Two technologies — homomorphic encryption and federated learning — could allow companies and researchers to collaborate on data analyses and the creation of machine-learning models without actually exposing data to leakage risks, according to a pair of Intel researchers who spoke at the company virtual labs event on Thursday.
Federated learning allows collaborators to start with a single common machine-learning model, train that model on their own in-house data, and then securely collect and combine the now-divergent models to create a more accurate iteration that incorporates data from all participants. Homomorphic encryption is a more general approach, the fruit of a special field of cryptography that focuses on ways to protect the data but allow calculations to be done on the encrypted data — searching and training machine-learning algorithms, for example. This essentially protects privacy while maintaining the usefulness of the information.
Intel has doubled down on both technologies, building support for them into its hardware using the Software Guard Extensions (SGX). The result will be less expensive applications of the two technologies, said Jason Martin, principal engineer with the secure intelligence team at Intel, in a separate interview with Dark Reading.
"Unprocessed data is data that's not useful," he said. "The primary tools that we have for making sense of the increasing volumes of data is machine learning and statistics technologies, but companies are worried about sharing that data because of security and privacy concerns."
Intel's research and plans for the technology were revealed by Martin and Rosario Cammarota, a principal engineer focused on computing on encrypted data at Intel, at Intel Labs Day.
Finding ways to share and analyze data securely has become a major research issue. This year, a multidisciplinary group of researchers from the Massachussetts Institute of Technology created a system that uses privacy-preserving encryption to allow companies to share information on breaches without revealing the actual data. While some companies — such as Duality and Enveil — have focused on specific security-focused uses of homomorphic encryption, Intel hopes to broaden the possibilities by including support in its chips.
"This is the time where a lot of the advances of which we are hearing needs to meet the applied science, and that is where our exploration comes into place," Cammarota said. "There needs to be more theoretical advances and standardization, which we are taking part in."
Technologies like federated learning and homomorphic encryption allow companies to collaborate without giving up control of their data, Cammarota said.
Federated data solves two problems: The data silo problem limits data use because the information cannot be transmitted for privacy concerns, intellectual-property considerations, or regulatory regimes. A more practical issue is the size of the data set. Bandwidth limitations can restrict companies from directly sharing large data sets for training a machine-learning model in a central location.
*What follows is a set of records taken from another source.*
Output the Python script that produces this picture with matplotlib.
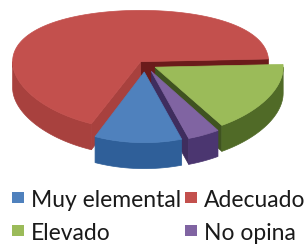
import numpy as np
import matplotlib
matplotlib.use('Agg')
import matplotlib.pyplot as plt
from matplotlib.patches import Polygon, Rectangle

# ---- data ----
categories = ['Muy elemental', 'Adecuado', 'Elevado', 'No opina']
values = [11, 68, 17, 4]

# ---- style ----
top_colors = ['#4F81BD', '#C3504D', '#9BBB59', '#8064A2']
side_colors = ['#2F5F99', '#A8413E', '#506A27', '#4B3670']
wall_colors = ['#284F80', '#6B1B1B', '#3F5320', '#3F2D5E']
explode = [0.12, 0.06, 0.09, 0.12]
start_angle = 287.0
cx, cy, a, b0, b1, depth = 145.0, 64.6, 128.0, 60.4, 8.3, 26.0

fig = plt.figure(figsize=(3.04, 2.47), dpi=100)
ax = fig.add_axes([0, 0, 1, 1])
ax.set_xlim(0, 304)
ax.set_ylim(247, 0)
ax.axis('off')


def proj(u, w, z=0.0):
    v = -np.asarray(w)
    return cx + a * np.asarray(u), cy + b0 * v + b1 * v * v + z


total = float(sum(values))
cum = np.concatenate([[0], np.cumsum(values)])
slices = []
for i, val in enumerate(values):
    hi = start_angle - 360.0 * cum[i] / total
    lo = start_angle - 360.0 * cum[i + 1] / total
    mid = np.radians((lo + hi) / 2)
    ou, ow = explode[i] * np.cos(mid), explode[i] * np.sin(mid)
    slices.append((i, lo, hi, ou, ow, -np.sin(mid)))

slices.sort(key=lambda t: t[5])


def arc(lo, hi, ou, ow, z=0.0):
    n = max(int(abs(hi - lo) / 2) + 2, 3)
    t = np.radians(np.linspace(lo, hi, n))
    return proj(ou + np.cos(t), ow + np.sin(t), z)


for i, lo, hi, ou, ow, _ in slices:
    # radial walls
    for ang, nrm, col in ((lo, lo - 90, wall_colors[i]),
                          (hi, hi + 90, side_colors[i])):
        if np.sin(np.radians(nrm)) < 0:
            t = np.radians(ang)
            x0, y0 = proj(ou, ow)
            x1, y1 = proj(ou + np.cos(t), ow + np.sin(t))
            poly = [(x0, y0), (x1, y1), (x1, y1 + depth), (x0, y0 + depth)]
            ax.add_patch(Polygon(poly, closed=True, fc=col, ec=col, lw=0.5))
    # outer wall (front half)
    for n in (-1, 0, 1):
        f0, f1 = 180 + 360 * n, 360 + 360 * n
        s0, s1 = max(lo, f0), min(hi, f1)
        if s1 > s0:
            xt, yt = arc(s0, s1, ou, ow)
            xb, yb = arc(s0, s1, ou, ow, depth)
            poly = np.column_stack([np.concatenate([xt, xb[::-1]]),
                                    np.concatenate([yt, yb[::-1]])])
            ax.add_patch(Polygon(poly, closed=True, fc=side_colors[i],
                                 ec=side_colors[i], lw=0.5))
    # top face
    xa, ya = arc(lo, hi, ou, ow)
    x0, y0 = proj(ou, ow)
    poly = np.column_stack([np.concatenate([[x0], xa]),
                            np.concatenate([[y0], ya])])
    ax.add_patch(Polygon(poly, closed=True, fc=top_colors[i],
                         ec=top_colors[i], lw=0.5))

# legend (2 columns x 2 rows)
leg_pos = {0: (12, 207), 1: (185, 207), 2: (12, 240), 3: (185, 240)}
for i, name in enumerate(categories):
    x, yb = leg_pos[i]
    ax.add_patch(Rectangle((x, yb - 15), 11.5, 11, fc=top_colors[i],
                           ec='none'))
    ax.text(x + 19, yb, name, fontsize=16.5, family='Lato',
            color='#1a1a1a', va='baseline', ha='left')

fig.savefig('out.png', dpi=100)
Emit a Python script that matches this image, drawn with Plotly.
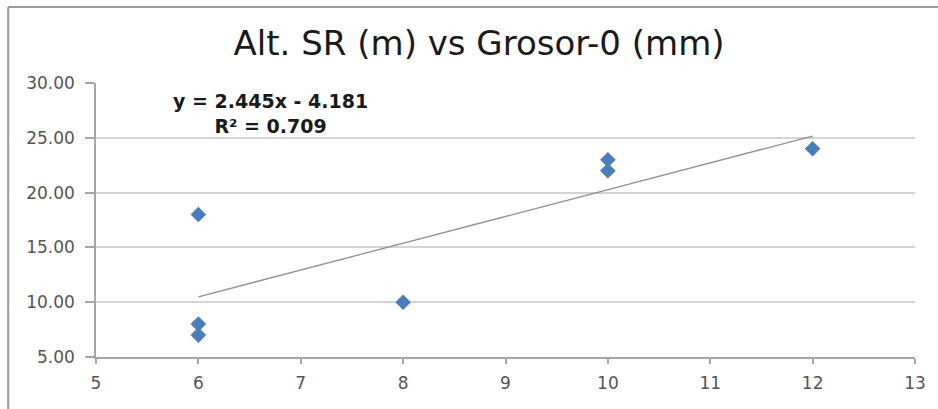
import plotly.graph_objects as go

# Grosor-0 (mm) vs Alt. SR (m) observations
grosor_mm = [6, 6, 6, 8, 10, 10, 12]
alt_sr_m = [18, 8, 7, 10, 23, 22, 24]

# Linear trendline coefficients (as reported in the equation label)
slope = 2.445
intercept = -4.181
r_squared = 0.709
trend_x = [min(grosor_mm), max(grosor_mm)]
trend_y = [slope * x + intercept for x in trend_x]

x_ticks = [5, 6, 7, 8, 9, 10, 11, 12, 13]
y_ticks = [5, 10, 15, 20, 25, 30]

W, H = 938, 409
ML, MR, MT, MB = 96, 21, 83, 52
plot_w = W - ML - MR
plot_h = H - MT - MB

fig = go.Figure()

fig.add_trace(go.Scatter(
    x=trend_x, y=trend_y, mode="lines",
    line=dict(color="#8f8f8f", width=1.3),
    hoverinfo="skip", showlegend=False,
))

fig.add_trace(go.Scatter(
    x=grosor_mm, y=alt_sr_m, mode="markers",
    marker=dict(symbol="diamond", size=12, color="#4a7ebb",
                line=dict(width=0)),
    showlegend=False,
))

fig.add_annotation(
    x=6.70, y=27.2, xref="x", yref="y",
    text=f"<b>y = {slope}x - {abs(intercept)}</b><br><b>R² = {r_squared}</b>",
    showarrow=False, align="center",
    font=dict(family="DejaVu Sans", size=19, color="#1a1a1a"),
)

# Chart frame (left and top edges of the chart area)
fx0 = (8 - ML) / plot_w
fy_top = (H - MB - 7) / plot_h
fig.add_shape(type="line", xref="paper", yref="paper",
              x0=fx0, x1=fx0, y0=-0.3, y1=fy_top,
              line=dict(color="#9a9a9a", width=2))
fig.add_shape(type="line", xref="paper", yref="paper",
              x0=fx0, x1=1.1, y0=fy_top, y1=fy_top,
              line=dict(color="#9a9a9a", width=2))

fig.update_layout(
    width=W, height=H,
    margin=dict(l=ML, r=MR, t=MT, b=MB),
    paper_bgcolor="#ffffff",
    plot_bgcolor="#ffffff",
    title=dict(
        text="Alt. SR (m) vs Grosor-0 (mm)",
        x=(480 - ML) / plot_w, xref="paper", xanchor="center",
        y=1 - 43 / H, yref="container", yanchor="middle",
        font=dict(family="DejaVu Sans", size=34, color="#1a1a1a"),
    ),
    xaxis=dict(
        range=[5, 13], tickvals=x_ticks,
        ticktext=[str(v) for v in x_ticks],
        showgrid=False, zeroline=False,
        showline=True, linecolor="#a6a6a6", linewidth=1.5,
        ticks="outside", ticklen=5, tickcolor="#a6a6a6", tickwidth=1.5,
        ticklabelstandoff=5,
        tickfont=dict(family="DejaVu Sans", size=17, color="#555555"),
    ),
    yaxis=dict(
        range=[5, 30], tickvals=y_ticks,
        ticktext=[f"{v:.2f}" for v in y_ticks],
        showgrid=True, gridcolor="#d4d4d4", gridwidth=2,
        zeroline=False,
        showline=True, linecolor="#a6a6a6", linewidth=1.5,
        ticks="outside", ticklen=9, tickcolor="#a6a6a6", tickwidth=1.5,
        ticklabelstandoff=7,
        tickfont=dict(family="DejaVu Sans", size=17, color="#555555"),
    ),
)

fig.write_html("out.html")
Industries such as healthcare and financial services are looking at federated learning as way to collaborate without violating privacy rules or releasing sensitive information. The University of Pennsylvania used federated learning to train machine-learning models to recognize brain tumors using a variety of siloed data sets. The federated training led to a model that performed 17% better, Martin said.
"In federated learning, we split that computation up and distribute the computation out to the individual silos, so each hospital will have its own infrastructure," he said. "A portion of training is done there, and then the models are pushed out to the aggregation server, and the aggregator takes those models and combines them into an updated global model."
Homomorphic encryption allows data analysis on encrypted ciphertext, rather than first having to decrypt the data to use it. The technology promises to allow analysis without actually revealing the data.
Yet there are challenges. The size of data explodes when using homomorphic encryption, with the ciphertext some 100 to 1,000 times larger than the original data. The complexity of computation also grows enormously — by a factor of 10,000 to 1 million — making even simple functions expensive to implement in practice.
But the industry has tackled such challenges before, Cammarota pointed out. In 1960, a single transistor cost between $1 and $4 (or about $8 to $30 today). Over the past 60 years, that price has dropped by more than a factor of a billion.
If homomorphic can be implemented as inexpensively, Cammarota expects similar widespread applications.
"As soon as transistor technology started scaling and the transistor became inexpensive, then completely unforeseen applications became possible," he said. "If homomorphic encryption becomes inexpensive, then we will see a lot more possibilities for the technology."